I'm asked to diagonalize this matrix for homework: $$\left[\begin{matrix}3&0&0&0\\ 0&2&0&0\\ 0&0&2&0\\1&0&0&3 \end{matrix}\right]$$ But since it's already almost diagonalized except for that $1$ entry, is it legit to say that we could row reduce and still have the same matrix except the 1 entry is gone? Because by simply taking the $4th$ row and subtracting $3$ times the first row we get the same exact matrix less the $1$ entry. But I'm not sure if that's a "legal" mathematical action. I wouldn't think so but I want to ask before I spend a bunch of time finding eigenvalues and determinants.

Answer 1

You're out of luck.
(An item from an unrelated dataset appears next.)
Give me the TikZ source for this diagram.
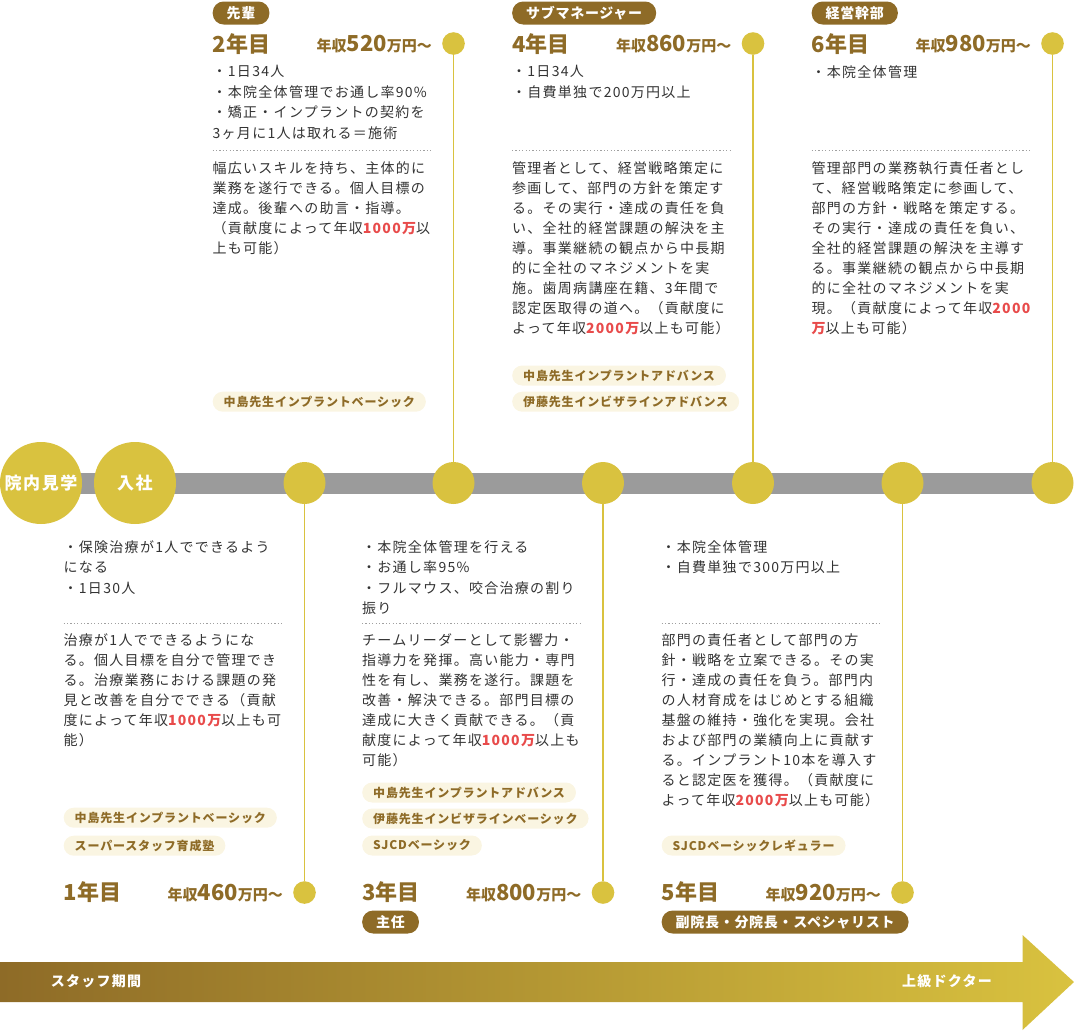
\documentclass[tikz,border=0pt]{standalone}
\usepackage{fontspec}
\setmainfont{Noto Sans CJK JP}[LetterSpace=9]
\newfontfamily\plainjp{Noto Sans CJK JP}
\newfontfamily\rolejp{Noto Sans CJK JP}[LetterSpace=5]
\newfontfamily\coursejp{Noto Sans CJK JP}[LetterSpace=7]
\usetikzlibrary{backgrounds}

\definecolor{goldc}{HTML}{D9C23F}
\definecolor{tagbrown}{HTML}{8E6B27}
\definecolor{creamc}{HTML}{FAF5E2}
\definecolor{inkc}{HTML}{333333}
\definecolor{redc}{HTML}{E84B4B}
\definecolor{trackc}{HTML}{9B9B9B}
\definecolor{rulec}{HTML}{A0A0A0}

\newcommand{\redtext}[1]{{\color{redc}\bfseries #1}}
\newcommand{\bignum}[1]{{\fontsize{22}{22}\selectfont #1}}

\begin{document}
\begin{tikzpicture}[x=1pt, y=-1pt,
  milestone/.style={circle, fill=goldc, minimum size=42pt, inner sep=0pt},
  bigstop/.style={circle, fill=goldc, minimum size=82pt, inner sep=0pt, text=white, font=\bfseries\fontsize{17}{17}\selectfont},
  smalldot/.style={circle, fill=goldc, minimum size=22.6pt, inner sep=0pt},
  stem/.style={goldc, line width=1.5pt},
  track/.style={trackc, line width=21pt},
  yearlabel/.style={anchor=west, inner sep=0pt, text=tagbrown, font=\plainjp\bfseries\fontsize{22}{22}\selectfont},
  salary/.style={anchor=east, inner sep=0pt, text=tagbrown, font=\plainjp\bfseries\fontsize{15}{15}\selectfont},
  rolebox/.style={anchor=west, fill=tagbrown, text=white, rounded corners=11pt, minimum height=23pt, inner xsep=14pt, inner ysep=0pt, font=\rolejp\bfseries\fontsize{14}{14}\selectfont},
  coursebox/.style={anchor=west, fill=creamc, text=tagbrown, rounded corners=10pt, minimum height=20pt, inner xsep=11pt, inner ysep=0pt, font=\coursejp\bfseries\fontsize{12}{12}\selectfont},
  points/.style={anchor=north west, inner sep=0pt, align=left, text=inkc, font=\fontsize{14}{20.5}\selectfont},
  detail/.style={anchor=north west, inner sep=0pt, align=left, text=inkc, font=\fontsize{14}{20}\selectfont},
  dotrule/.style={rulec, line width=1.2pt, dash pattern=on 1.2pt off 2.2pt},
  period/.style={text=white, inner sep=0pt, font=\bfseries\fontsize{14}{14}\selectfont}
]
\useasboundingbox (0,0) rectangle (1074,1031);

% timeline
\node[bigstop] (visit) at (41,483) {院内見学};
\node[bigstop] (join) at (135,483) {入社};
\node[milestone] (m1) at (304.5,483) {};
\node[milestone] (m2) at (453.5,483) {};
\node[milestone] (m3) at (603,483) {};
\node[milestone] (m4) at (753,483) {};
\node[milestone] (m5) at (902.5,483) {};
\node[milestone] (m6) at (1052.5,483) {};
\begin{pgfonlayer}{background}
\draw[track] (visit.center) -- (m6.center);
\end{pgfonlayer}

% upper columns
\node[smalldot] (d2) at (453.5,43.5) {};
\node[smalldot] (d4) at (753,43.5) {};
\node[smalldot] (d6) at (1052.5,43.5) {};
\draw[stem] (d2) -- (m2);
\draw[stem] (d4) -- (m4);
\draw[stem] (d6) -- (m6);

\node[rolebox] (r2) at (212.5,13) {先輩};
\node[rolebox] (r4) at (512,13) {サブマネージャー};
\node[rolebox] (r6) at (811.5,13) {経営幹部};

\node[yearlabel] (y2) at (212.5,44) {2年目};
\node[yearlabel] (y4) at (512,44) {4年目};
\node[yearlabel] (y6) at (811.5,44) {6年目};
\node[salary] (s2) at (432,44.5) {年収\bignum{520}万円～};
\node[salary] (s4) at (731.5,44.5) {年収\bignum{860}万円～};
\node[salary] (s6) at (1031,44.5) {年収\bignum{980}万円～};

\node[points] (p2) at (212.5,65) {・1日34人\\・本院全体管理でお通し率90\%\\・矯正・インプラントの契約を\\3ヶ月に1人は取れる＝施術};
\node[points] (p4) at (512,65) {・1日34人\\・自費単独で200万円以上};
\node[points] (p6) at (811.5,65) {・本院全体管理};

\draw[dotrule] (212.5,150.7) -- (432,150.7);
\draw[dotrule] (512,150.7) -- (731.5,150.7);
\draw[dotrule] (811.5,150.7) -- (1031,150.7);

\node[detail] (t2) at (212.5,161.5) {幅広いスキルを持ち、主体的に\\業務を遂行できる。個人目標の\\達成。後輩への助言・指導。\\（貢献度によって年収\redtext{1000万}以\\上も可能）};
\node[detail] (t4) at (512,161.5) {管理者として、経営戦略策定に\\参画して、部門の方針を策定す\\る。その実行・達成の責任を負\\い、全社的経営課題の解決を主\\導。事業継続の観点から中長期\\的に全社のマネジメントを実\\施。歯周病講座在籍、3年間で\\認定医取得の道へ。（貢献度に\\よって年収\redtext{2000万}以上も可能）};
\node[detail] (t6) at (811.5,161.5) {管理部門の業務執行責任者とし\\て、経営戦略策定に参画して、\\部門の方針・戦略を策定する。\\その実行・達成の責任を負い、\\全社的経営課題の解決を主導す\\る。事業継続の観点から中長期\\的に全社のマネジメントを実\\現。（貢献度によって年収\redtext{2000}\\\redtext{万}以上も可能）};

\node[coursebox] (c2a) at (212.5,401.7) {中島先生インプラントベーシック};
\node[coursebox] (c4a) at (512,375.5) {中島先生インプラントアドバンス};
\node[coursebox] (c4b) at (512,401.7) {伊藤先生インビザラインアドバンス};

% lower columns
\node[smalldot] (d1) at (304.5,892.5) {};
\node[smalldot] (d3) at (603,892.5) {};
\node[smalldot] (d5) at (902.5,892.5) {};
\draw[stem] (m1) -- (d1);
\draw[stem] (m3) -- (d3);
\draw[stem] (m5) -- (d5);

\node[points] (p1) at (63.5,540) {・保険治療が1人でできるよう\\になる\\・1日30人};
\node[points] (p3) at (362,540) {・本院全体管理を行える\\・お通し率95\%\\・フルマウス、咬合治療の割り\\振り};
\node[points] (p5) at (661.5,540) {・本院全体管理\\・自費単独で300万円以上};

\draw[dotrule] (63.5,623.3) -- (283,623.3);
\draw[dotrule] (362,623.3) -- (581.5,623.3);
\draw[dotrule] (661.5,623.3) -- (881,623.3);

\node[detail] (t1) at (63.5,633) {治療が1人でできるようにな\\る。個人目標を自分で管理でき\\る。治療業務における課題の発\\見と改善を自分でできる（貢献\\度によって年収\redtext{1000万}以上も可\\能）};
\node[detail] (t3) at (362,633) {チームリーダーとして影響力・\\指導力を発揮。高い能力・専門\\性を有し、業務を遂行。課題を\\改善・解決できる。部門目標の\\達成に大きく貢献できる。（貢\\献度によって年収\redtext{1000万}以上も\\可能）};
\node[detail] (t5) at (661.5,633) {部門の責任者として部門の方\\針・戦略を立案できる。その実\\行・達成の責任を負う。部門内\\の人材育成をはじめとする組織\\基盤の維持・強化を実現。会社\\および部門の業績向上に貢献す\\る。インプラント10本を導入す\\ると認定医を獲得。（貢献度に\\よって年収\redtext{2000万}以上も可能）};

\node[coursebox] (c1a) at (63.5,817.7) {中島先生インプラントベーシック};
\node[coursebox] (c1b) at (63.5,845.7) {スーパースタッフ育成塾};
\node[coursebox] (c3a) at (362,792.5) {中島先生インプラントアドバンス};
\node[coursebox] (c3b) at (362,818.5) {伊藤先生インビザラインベーシック};
\node[coursebox] (c3c) at (362,845.5) {SJCDベーシック};
\node[coursebox] (c5a) at (661.5,845.5) {SJCDベーシックレギュラー};

\node[yearlabel] (y1) at (63.5,892) {1年目};
\node[yearlabel] (y3) at (362,892) {3年目};
\node[yearlabel] (y5) at (661.5,892) {5年目};
\node[salary] (s1) at (283,893) {年収\bignum{460}万円～};
\node[salary] (s3) at (581.5,893) {年収\bignum{800}万円～};
\node[salary] (s5) at (881,893) {年収\bignum{920}万円～};

\node[rolebox] (r3) at (362,922) {主任};
\node[rolebox] (r5) at (661.5,922) {副院長・分院長・スペシャリスト};

% career arrow
\shade[left color=tagbrown, right color=goldc] (0,962) -- (1022.5,962) -- (1022.5,935) -- (1074,982) -- (1022.5,1030) -- (1022.5,1002) -- (0,1002) -- cycle;
\node[period] (staff) at (96,981) {スタッフ期間};
\node[period] (senior) at (947,981) {上級ドクター};

\end{tikzpicture}
\end{document}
This matrix is not diagonalizable.

Answer 2

Hint: After rearranging, it suffices to consider diagonalizing $\pmatrix{3&0\\1&3}$, which is not possible.

Answer 3

Since this matrix is triangular, (which represent an endomorphism $f$), then its eigenvalues are the entries on its diagonal i.e. $3,2,2,3$ and if we denote by $\mathcal{B}=(e_1,e_2,e_3,e_4)$ the standard basis then $e_2$, $e_3$ and $e_4$ are eigenvectors associated to the eigenvalues $2,2$ and $3$ respectively.

Now if this matrix is diagonalisable then there's an eigenvector $$v=a_1e_1+a_2e_2+a_3e_3+a_4e_4$$ such that $f(v)=3v$ and we can verify easly that this equality is impossible, hence this matrix isn't diagonalisable.